## BEGIN GIVEN DATA

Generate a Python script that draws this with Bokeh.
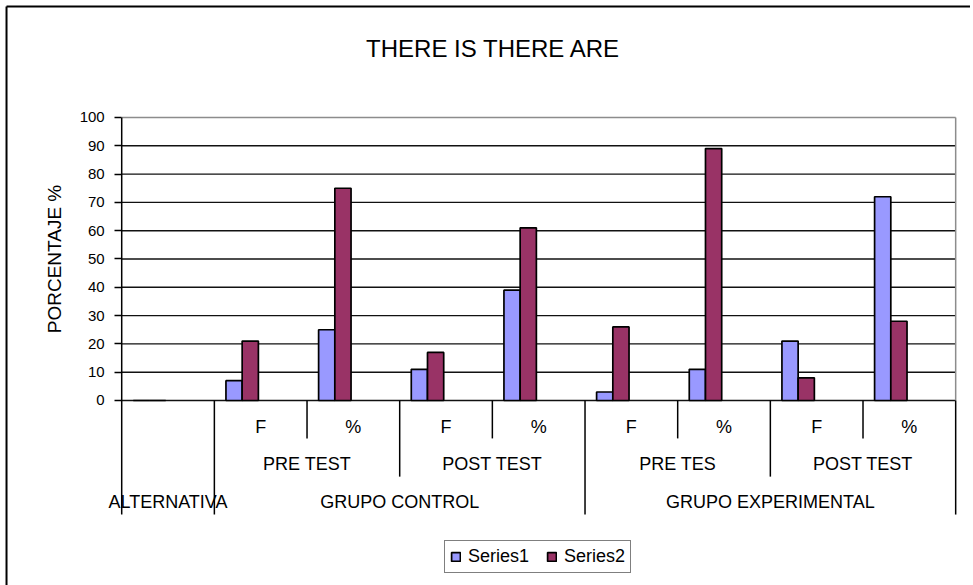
import math
from bokeh.plotting import figure
from bokeh.models import Range1d, FixedTicker, ColumnDataSource, Legend, LegendItem
from bokeh.embed import file_html
from bokeh.resources import INLINE
from bokeh.core.properties import value
from bokeh.transform import dodge

# ---------------- data ----------------
title_text = "THERE IS THERE ARE"
y_label = "PORCENTAJE %"
level1 = ["", "F", "%", "F", "%", "F", "%", "F", "%"]          # innermost labels (one per bar group)
level2 = ["PRE TEST", "POST TEST", "PRE TES", "POST TEST"]       # each spans 2 groups
level2_span = [(1, 2), (3, 4), (5, 6), (7, 8)]
level3 = ["ALTERNATIVA", "GRUPO CONTROL", "GRUPO EXPERIMENTAL"]
level3_span = [(0, 0), (1, 4), (5, 8)]
series_names = ["Series1", "Series2"]
series1 = [0, 7, 25, 11, 39, 3, 11, 21, 72]
series2 = [0, 21, 75, 17, 61, 26, 89, 8, 28]
y_ticks = [0, 10, 20, 30, 40, 50, 60, 70, 80, 90, 100]

# ---------------- style ----------------
FONT = "Liberation Sans"
C1 = "#9999FF"
C2 = "#993366"
n = len(level1)
ymax = y_ticks[-1]

# the plot frame covers the whole canvas; the value axis sits at x = 0
p = figure(width=970, height=585, output_backend="svg", toolbar_location=None,
           x_range=Range1d(-1.308, 9.160), y_range=Range1d(-65.37, 141.34),
           x_axis_location=None,
           min_border_left=0, min_border_right=0, min_border_top=0, min_border_bottom=0)
p.outline_line_color = None
p.background_fill_color = "white"
p.border_fill_color = "white"

ax = p.yaxis[0]
ax.fixed_location = 0
ax.ticker = FixedTicker(ticks=y_ticks)
ax.axis_line_color = None
ax.major_tick_out = 7
ax.major_tick_in = 0
ax.minor_tick_out = 0
ax.minor_tick_in = 0
ax.major_tick_line_color = "black"
ax.major_tick_line_width = 1.5
ax.major_label_text_font = FONT
ax.major_label_text_font_size = "15px"
ax.major_label_text_color = "black"
ax.major_label_standoff = 10

p.xgrid.visible = False
p.ygrid.visible = False

# chart-area border (top and left edges visible in the picture)
p.segment(x0=[-1.243, -1.243], y0=[139.22, 139.22], x1=[9.160, -1.243], y1=[139.22, -65.37],
          line_color="black", line_width=2)

# title and value-axis title
p.text(x=[4.012], y=[124.4], text=[title_text], text_align="center", text_baseline="middle",
       text_font=value(FONT), text_font_size="24px", text_color="black")
p.text(x=[-0.73], y=[ymax / 2], text=[y_label], angle=math.pi / 2,
       text_align="center", text_baseline="middle",
       text_font=value(FONT), text_font_size="19px", text_color="black")

# horizontal gridlines across the plot area (0..n)
grid_vals = y_ticks[:-1]
p.segment(x0=[0] * len(grid_vals), y0=grid_vals, x1=[n] * len(grid_vals), y1=grid_vals,
          line_color="#111111", line_width=1.4)
# plot-area border (grey) on top and right
p.segment(x0=[0, n], y0=[ymax, 0], x1=[n, n], y1=[ymax, ymax],
          line_color="#8c8c8c", line_width=1.5)

# ---------------- bars ----------------
xs = [i + 0.5 for i in range(n)]
src = ColumnDataSource(dict(x=xs, s1=series1, s2=series2))
bw = 0.175
r1 = p.vbar(x=dodge("x", -0.2 - bw / 2), top="s1", bottom=0, width=bw, source=src,
            fill_color=C1, line_color="black", line_width=1.7)
r2 = p.vbar(x=dodge("x", -0.2 + bw / 2), top="s2", bottom=0, width=bw, source=src,
            fill_color=C2, line_color="black", line_width=1.7)

# ---------------- category table below the axis ----------------
d_short, d_mid, d_full = -13.4, -26.9, -40.3
row_y = [-9.4, -22.3, -35.9]
l3_bounds = sorted({a for a, b in level3_span} | {b + 1 for a, b in level3_span})
l2_bounds = sorted({a for a, b in level2_span} | {b + 1 for a, b in level2_span})
sx, sy0, sy1 = [], [], []
for b in range(n + 1):
    if b in l3_bounds:
        depth = d_full
    elif b in l2_bounds:
        depth = d_mid
    else:
        depth = d_short
    sx.append(b)
    sy0.append(ymax if b == 0 else 0)
    sy1.append(depth)
p.segment(x0=sx, y0=sy0, x1=sx, y1=sy1, line_color="black", line_width=1.5)

p.text(x=xs, y=[row_y[0]] * n, text=level1, text_align="center", text_baseline="middle",
       text_font=value(FONT), text_font_size="18px", text_color="black")
p.text(x=[(a + b + 1) / 2 for a, b in level2_span], y=[row_y[1]] * len(level2), text=level2,
       text_align="center", text_baseline="middle",
       text_font=value(FONT), text_font_size="18px", text_color="black")
p.text(x=[(a + b + 1) / 2 for a, b in level3_span], y=[row_y[2]] * len(level3), text=level3,
       text_align="center", text_baseline="middle",
       text_font=value(FONT), text_font_size="18px", text_color="black")

# ---------------- legend ----------------
legend = Legend(items=[LegendItem(label=series_names[0], renderers=[r1]),
                       LegendItem(label=series_names[1], renderers=[r2])],
                location=(444, 12), orientation="horizontal",
                glyph_width=11, glyph_height=11, label_standoff=7, spacing=17, padding=5,
                margin=0, label_text_font=FONT, label_text_font_size="18px",
                label_text_color="black", border_line_color="black", border_line_width=1.5,
                background_fill_color="white", background_fill_alpha=1.0)
p.add_layout(legend)

open("out.html", "w").write(file_html(p, INLINE))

## END GIVEN DATA

▶ DESCRIPTION OF THE TASK: Reproduce the material above in full, exactly, with no images.

▶ EXERCISE RESPONSE:
Generate a Python script that draws this with Bokeh.
import math
from bokeh.plotting import figure
from bokeh.models import Range1d, FixedTicker, ColumnDataSource, Legend, LegendItem
from bokeh.embed import file_html
from bokeh.resources import INLINE
from bokeh.core.properties import value
from bokeh.transform import dodge

# ---------------- data ----------------
title_text = "THERE IS THERE ARE"
y_label = "PORCENTAJE %"
level1 = ["", "F", "%", "F", "%", "F", "%", "F", "%"]          # innermost labels (one per bar group)
level2 = ["PRE TEST", "POST TEST", "PRE TES", "POST TEST"]       # each spans 2 groups
level2_span = [(1, 2), (3, 4), (5, 6), (7, 8)]
level3 = ["ALTERNATIVA", "GRUPO CONTROL", "GRUPO EXPERIMENTAL"]
level3_span = [(0, 0), (1, 4), (5, 8)]
series_names = ["Series1", "Series2"]
series1 = [0, 7, 25, 11, 39, 3, 11, 21, 72]
series2 = [0, 21, 75, 17, 61, 26, 89, 8, 28]
y_ticks = [0, 10, 20, 30, 40, 50, 60, 70, 80, 90, 100]

# ---------------- style ----------------
FONT = "Liberation Sans"
C1 = "#9999FF"
C2 = "#993366"
n = len(level1)
ymax = y_ticks[-1]

# the plot frame covers the whole canvas; the value axis sits at x = 0
p = figure(width=970, height=585, output_backend="svg", toolbar_location=None,
           x_range=Range1d(-1.308, 9.160), y_range=Range1d(-65.37, 141.34),
           x_axis_location=None,
           min_border_left=0, min_border_right=0, min_border_top=0, min_border_bottom=0)
p.outline_line_color = None
p.background_fill_color = "white"
p.border_fill_color = "white"

ax = p.yaxis[0]
ax.fixed_location = 0
ax.ticker = FixedTicker(ticks=y_ticks)
ax.axis_line_color = None
ax.major_tick_out = 7
ax.major_tick_in = 0
ax.minor_tick_out = 0
ax.minor_tick_in = 0
ax.major_tick_line_color = "black"
ax.major_tick_line_width = 1.5
ax.major_label_text_font = FONT
ax.major_label_text_font_size = "15px"
ax.major_label_text_color = "black"
ax.major_label_standoff = 10

p.xgrid.visible = False
p.ygrid.visible = False

# chart-area border (top and left edges visible in the picture)
p.segment(x0=[-1.243, -1.243], y0=[139.22, 139.22], x1=[9.160, -1.243], y1=[139.22, -65.37],
          line_color="black", line_width=2)

# title and value-axis title
p.text(x=[4.012], y=[124.4], text=[title_text], text_align="center", text_baseline="middle",
       text_font=value(FONT), text_font_size="24px", text_color="black")
p.text(x=[-0.73], y=[ymax / 2], text=[y_label], angle=math.pi / 2,
       text_align="center", text_baseline="middle",
       text_font=value(FONT), text_font_size="19px", text_color="black")

# horizontal gridlines across the plot area (0..n)
grid_vals = y_ticks[:-1]
p.segment(x0=[0] * len(grid_vals), y0=grid_vals, x1=[n] * len(grid_vals), y1=grid_vals,
          line_color="#111111", line_width=1.4)
# plot-area border (grey) on top and right
p.segment(x0=[0, n], y0=[ymax, 0], x1=[n, n], y1=[ymax, ymax],
          line_color="#8c8c8c", line_width=1.5)

# ---------------- bars ----------------
xs = [i + 0.5 for i in range(n)]
src = ColumnDataSource(dict(x=xs, s1=series1, s2=series2))
bw = 0.175
r1 = p.vbar(x=dodge("x", -0.2 - bw / 2), top="s1", bottom=0, width=bw, source=src,
            fill_color=C1, line_color="black", line_width=1.7)
r2 = p.vbar(x=dodge("x", -0.2 + bw / 2), top="s2", bottom=0, width=bw, source=src,
            fill_color=C2, line_color="black", line_width=1.7)

# ---------------- category table below the axis ----------------
d_short, d_mid, d_full = -13.4, -26.9, -40.3
row_y = [-9.4, -22.3, -35.9]
l3_bounds = sorted({a for a, b in level3_span} | {b + 1 for a, b in level3_span})
l2_bounds = sorted({a for a, b in level2_span} | {b + 1 for a, b in level2_span})
sx, sy0, sy1 = [], [], []
for b in range(n + 1):
    if b in l3_bounds:
        depth = d_full
    elif b in l2_bounds:
        depth = d_mid
    else:
        depth = d_short
    sx.append(b)
    sy0.append(ymax if b == 0 else 0)
    sy1.append(depth)
p.segment(x0=sx, y0=sy0, x1=sx, y1=sy1, line_color="black", line_width=1.5)

p.text(x=xs, y=[row_y[0]] * n, text=level1, text_align="center", text_baseline="middle",
       text_font=value(FONT), text_font_size="18px", text_color="black")
p.text(x=[(a + b + 1) / 2 for a, b in level2_span], y=[row_y[1]] * len(level2), text=level2,
       text_align="center", text_baseline="middle",
       text_font=value(FONT), text_font_size="18px", text_color="black")
p.text(x=[(a + b + 1) / 2 for a, b in level3_span], y=[row_y[2]] * len(level3), text=level3,
       text_align="center", text_baseline="middle",
       text_font=value(FONT), text_font_size="18px", text_color="black")

# ---------------- legend ----------------
legend = Legend(items=[LegendItem(label=series_names[0], renderers=[r1]),
                       LegendItem(label=series_names[1], renderers=[r2])],
                location=(444, 12), orientation="horizontal",
                glyph_width=11, glyph_height=11, label_standoff=7, spacing=17, padding=5,
                margin=0, label_text_font=FONT, label_text_font_size="18px",
                label_text_color="black", border_line_color="black", border_line_width=1.5,
                background_fill_color="white", background_fill_alpha=1.0)
p.add_layout(legend)

open("out.html", "w").write(file_html(p, INLINE))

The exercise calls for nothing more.